### YOUR OBJECTIVE
Can you transcribe the data exactly? Leave the pictures out.

───── DATASET SECTION ─────

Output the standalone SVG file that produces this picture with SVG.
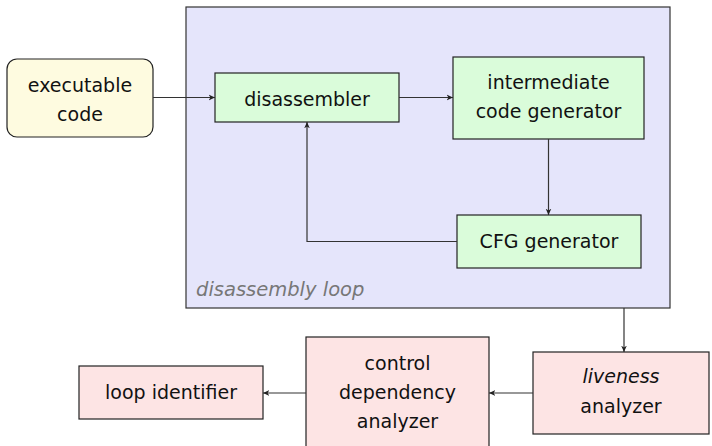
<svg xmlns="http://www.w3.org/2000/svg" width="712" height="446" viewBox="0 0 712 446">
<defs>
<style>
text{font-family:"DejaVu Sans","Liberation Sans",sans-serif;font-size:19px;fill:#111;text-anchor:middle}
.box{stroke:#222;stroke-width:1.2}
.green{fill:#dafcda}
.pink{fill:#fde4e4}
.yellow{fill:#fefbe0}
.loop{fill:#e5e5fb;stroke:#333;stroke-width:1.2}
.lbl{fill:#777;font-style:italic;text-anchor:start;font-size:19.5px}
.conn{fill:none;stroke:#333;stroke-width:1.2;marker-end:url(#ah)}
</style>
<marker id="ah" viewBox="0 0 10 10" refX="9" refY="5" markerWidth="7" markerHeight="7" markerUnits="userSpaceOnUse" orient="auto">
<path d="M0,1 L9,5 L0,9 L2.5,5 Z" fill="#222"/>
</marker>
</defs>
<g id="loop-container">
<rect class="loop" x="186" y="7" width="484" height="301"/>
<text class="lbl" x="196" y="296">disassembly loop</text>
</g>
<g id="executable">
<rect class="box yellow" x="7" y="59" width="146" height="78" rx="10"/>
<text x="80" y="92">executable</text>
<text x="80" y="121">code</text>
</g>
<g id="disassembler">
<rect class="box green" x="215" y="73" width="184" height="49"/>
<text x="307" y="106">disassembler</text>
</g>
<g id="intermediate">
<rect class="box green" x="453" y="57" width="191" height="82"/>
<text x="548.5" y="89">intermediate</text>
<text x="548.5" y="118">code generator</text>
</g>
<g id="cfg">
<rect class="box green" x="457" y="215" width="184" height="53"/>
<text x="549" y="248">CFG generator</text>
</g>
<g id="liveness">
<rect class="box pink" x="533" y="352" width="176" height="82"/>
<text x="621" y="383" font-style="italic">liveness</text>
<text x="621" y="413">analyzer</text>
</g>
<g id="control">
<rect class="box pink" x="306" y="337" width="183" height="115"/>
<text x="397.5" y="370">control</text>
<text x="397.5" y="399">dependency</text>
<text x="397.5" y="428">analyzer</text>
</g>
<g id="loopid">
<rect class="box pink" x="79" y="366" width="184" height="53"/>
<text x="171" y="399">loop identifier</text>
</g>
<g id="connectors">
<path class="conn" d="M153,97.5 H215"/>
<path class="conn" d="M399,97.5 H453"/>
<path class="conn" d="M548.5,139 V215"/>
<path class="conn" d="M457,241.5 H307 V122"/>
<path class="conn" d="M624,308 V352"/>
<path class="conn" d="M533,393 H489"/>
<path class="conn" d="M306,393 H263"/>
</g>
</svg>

─────

### EXERCISE RESPONSE
Output the standalone SVG file that produces this picture with SVG.
<svg xmlns="http://www.w3.org/2000/svg" width="712" height="446" viewBox="0 0 712 446">
<defs>
<style>
text{font-family:"DejaVu Sans","Liberation Sans",sans-serif;font-size:19px;fill:#111;text-anchor:middle}
.box{stroke:#222;stroke-width:1.2}
.green{fill:#dafcda}
.pink{fill:#fde4e4}
.yellow{fill:#fefbe0}
.loop{fill:#e5e5fb;stroke:#333;stroke-width:1.2}
.lbl{fill:#777;font-style:italic;text-anchor:start;font-size:19.5px}
.conn{fill:none;stroke:#333;stroke-width:1.2;marker-end:url(#ah)}
</style>
<marker id="ah" viewBox="0 0 10 10" refX="9" refY="5" markerWidth="7" markerHeight="7" markerUnits="userSpaceOnUse" orient="auto">
<path d="M0,1 L9,5 L0,9 L2.5,5 Z" fill="#222"/>
</marker>
</defs>
<g id="loop-container">
<rect class="loop" x="186" y="7" width="484" height="301"/>
<text class="lbl" x="196" y="296">disassembly loop</text>
</g>
<g id="executable">
<rect class="box yellow" x="7" y="59" width="146" height="78" rx="10"/>
<text x="80" y="92">executable</text>
<text x="80" y="121">code</text>
</g>
<g id="disassembler">
<rect class="box green" x="215" y="73" width="184" height="49"/>
<text x="307" y="106">disassembler</text>
</g>
<g id="intermediate">
<rect class="box green" x="453" y="57" width="191" height="82"/>
<text x="548.5" y="89">intermediate</text>
<text x="548.5" y="118">code generator</text>
</g>
<g id="cfg">
<rect class="box green" x="457" y="215" width="184" height="53"/>
<text x="549" y="248">CFG generator</text>
</g>
<g id="liveness">
<rect class="box pink" x="533" y="352" width="176" height="82"/>
<text x="621" y="383" font-style="italic">liveness</text>
<text x="621" y="413">analyzer</text>
</g>
<g id="control">
<rect class="box pink" x="306" y="337" width="183" height="115"/>
<text x="397.5" y="370">control</text>
<text x="397.5" y="399">dependency</text>
<text x="397.5" y="428">analyzer</text>
</g>
<g id="loopid">
<rect class="box pink" x="79" y="366" width="184" height="53"/>
<text x="171" y="399">loop identifier</text>
</g>
<g id="connectors">
<path class="conn" d="M153,97.5 H215"/>
<path class="conn" d="M399,97.5 H453"/>
<path class="conn" d="M548.5,139 V215"/>
<path class="conn" d="M457,241.5 H307 V122"/>
<path class="conn" d="M624,308 V352"/>
<path class="conn" d="M533,393 H489"/>
<path class="conn" d="M306,393 H263"/>
</g>
</svg>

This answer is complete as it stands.